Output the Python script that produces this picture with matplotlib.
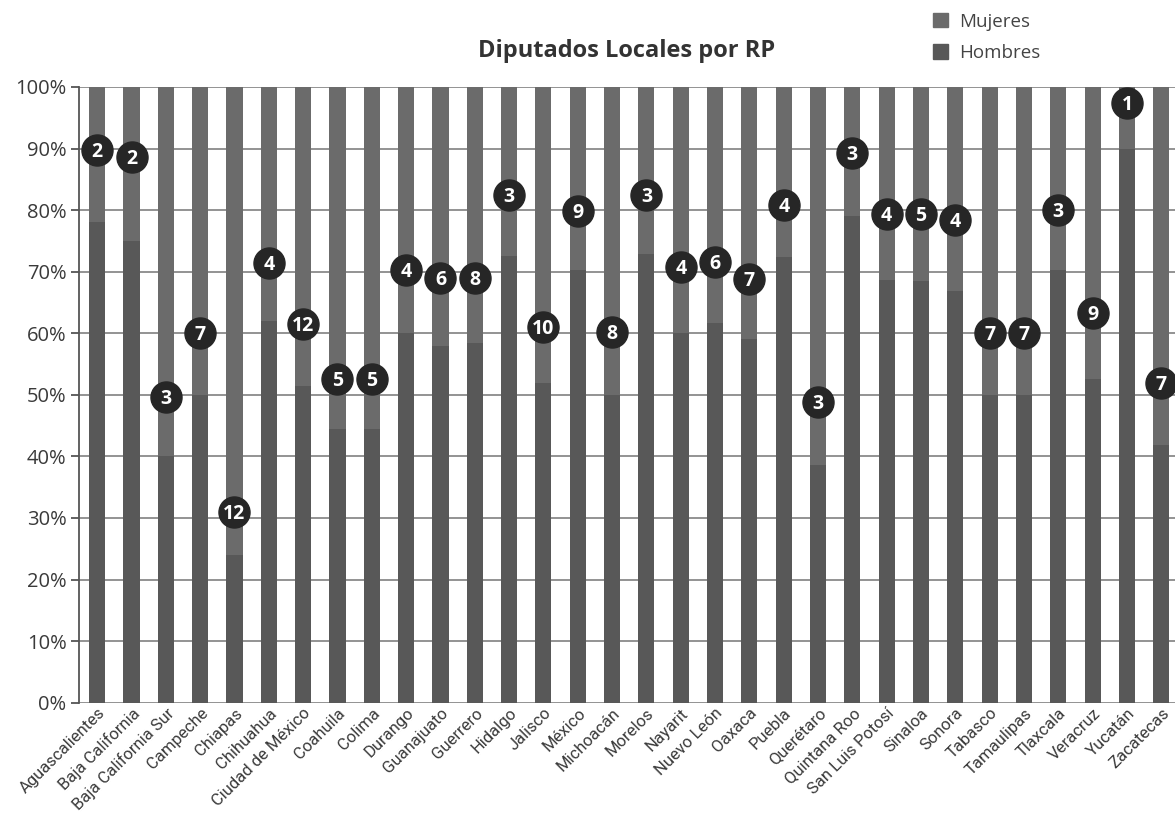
import matplotlib
matplotlib.use("Agg")
import matplotlib.pyplot as plt
from matplotlib.patches import Patch
from matplotlib import font_manager as fm

# ==================================================
estados = ["Aguascalientes", "Baja California", "Baja California Sur", "Campeche",
           "Chiapas", "Chihuahua", "Ciudad de México", "Coahuila", "Colima",
           "Durango", "Guanajuato", "Guerrero", "Hidalgo", "Jalisco", "México",
           "Michoacán", "Morelos", "Nayarit", "Nuevo León", "Oaxaca", "Puebla",
           "Querétaro", "Quintana Roo", "San Luis Potosí", "Sinaloa", "Sonora",
           "Tabasco", "Tamaulipas", "Tlaxcala", "Veracruz", "Yucatán", "Zacatecas"]
# % de hombres entre los diputados de RP
hombres = [78, 75, 40, 50, 24, 62, 51.5, 44.4, 44.4, 60, 58, 58.5, 72.5, 52, 70.3,
           50, 72.8, 60, 61.6, 59, 72.4, 38.6, 79, 68.6, 68.5, 66.8, 50, 50, 70.3,
           52.5, 90, 41.8]
# número de mujeres y altura del marcador
mujeres_n = [2, 2, 3, 7, 12, 4, 12, 5, 5, 4, 6, 8, 3, 10, 9, 8, 3, 4, 6, 7, 4, 3,
             3, 4, 5, 4, 7, 7, 3, 9, 1, 7]
marca_y = [89.7, 88.6, 49.7, 60.1, 31.0, 71.4, 61.5, 52.5, 52.5, 70.2, 68.9, 68.9,
           82.4, 61.0, 79.8, 60.2, 82.4, 70.7, 71.5, 68.8, 80.8, 48.8, 89.2, 79.3,
           79.3, 78.4, 60.0, 60.0, 80.0, 63.3, 97.4, 51.9]
yticks = list(range(0, 101, 10))
# =============================================================

C_MUJ, C_HOM, C_CIR = "#6b6b6b", "#585858", "#262626"
GRID, TXT = "#8a8a8a", "#3a3a3a"

avail = {f.name for f in fm.fontManager.ttflist}
BASE = "Open Sans" if "Open Sans" in avail else "DejaVu Sans"
NARROW = "Roboto" if "Roboto" in avail else BASE
plt.rcParams["font.family"] = [BASE, "DejaVu Sans"]

fig = plt.figure(figsize=(11.75, 8.14), dpi=100)
ax = fig.add_axes([79 / 1175, 1 - 702.7 / 814, 1 - 79 / 1175, (702.7 - 87) / 814])

x = list(range(len(estados)))
muj = [100 - h for h in hombres]
ax.bar(x, hombres, width=0.47, color=C_HOM, zorder=2)
ax.bar(x, muj, bottom=hombres, width=0.47, color=C_MUJ, zorder=2)

ax.scatter(x, marca_y, s=31 ** 2 * 0.52, color=C_CIR, zorder=4, clip_on=False)
for xi, yi, n in zip(x, marca_y, mujeres_n):
    ax.text(xi, yi - 0.3, str(n), ha="center", va="center", color="white",
            fontsize=14, fontweight="bold", zorder=5)

ax.set_xlim(-0.53, len(estados) - 0.6)
ax.set_ylim(0, 100)
ax.set_yticks(yticks)
ax.set_yticklabels([f"{t}%" for t in yticks], fontsize=14.5, color=TXT)
ax.yaxis.grid(True, color=GRID, lw=1.3, zorder=1)
ax.set_axisbelow(True)
for s in ["top", "right", "bottom"]:
    ax.spines[s].set_visible(False)
ax.spines["left"].set_color("#555555")
ax.spines["left"].set_linewidth(1.3)
ax.tick_params(axis="y", length=6, color="#555555", width=1.3, pad=3)
ax.tick_params(axis="x", length=0, pad=2)
ax.set_xticks(x)
ax.set_xticklabels(estados, rotation=45, ha="right", rotation_mode="anchor",
                   fontsize=12, color=TXT, family=NARROW)

fig.text(627 / 1175, 1 - 51 / 814, "Diputados Locales por RP", ha="center",
         va="center", fontsize=17, fontweight="bold", color="#333333")

fig.legend(handles=[Patch(color=C_MUJ, label="Mujeres"), Patch(color=C_HOM, label="Hombres")],
           loc="upper left", bbox_to_anchor=(916 / 1175, 1.005), frameon=False,
           fontsize=13.5, handlelength=0.8, handleheight=0.8, handletextpad=0.6,
           labelspacing=0.7, labelcolor="#444444")

fig.savefig("out.png", dpi=100)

What the task requires
Copy nothing but the lines from the first one in the listing through the line with "from matplotlib import font_manager as fm", and omit the pictures.

Answer to the problem
Output the Python script that produces this picture with matplotlib.
import matplotlib
matplotlib.use("Agg")
import matplotlib.pyplot as plt
from matplotlib.patches import Patch
from matplotlib import font_manager as fm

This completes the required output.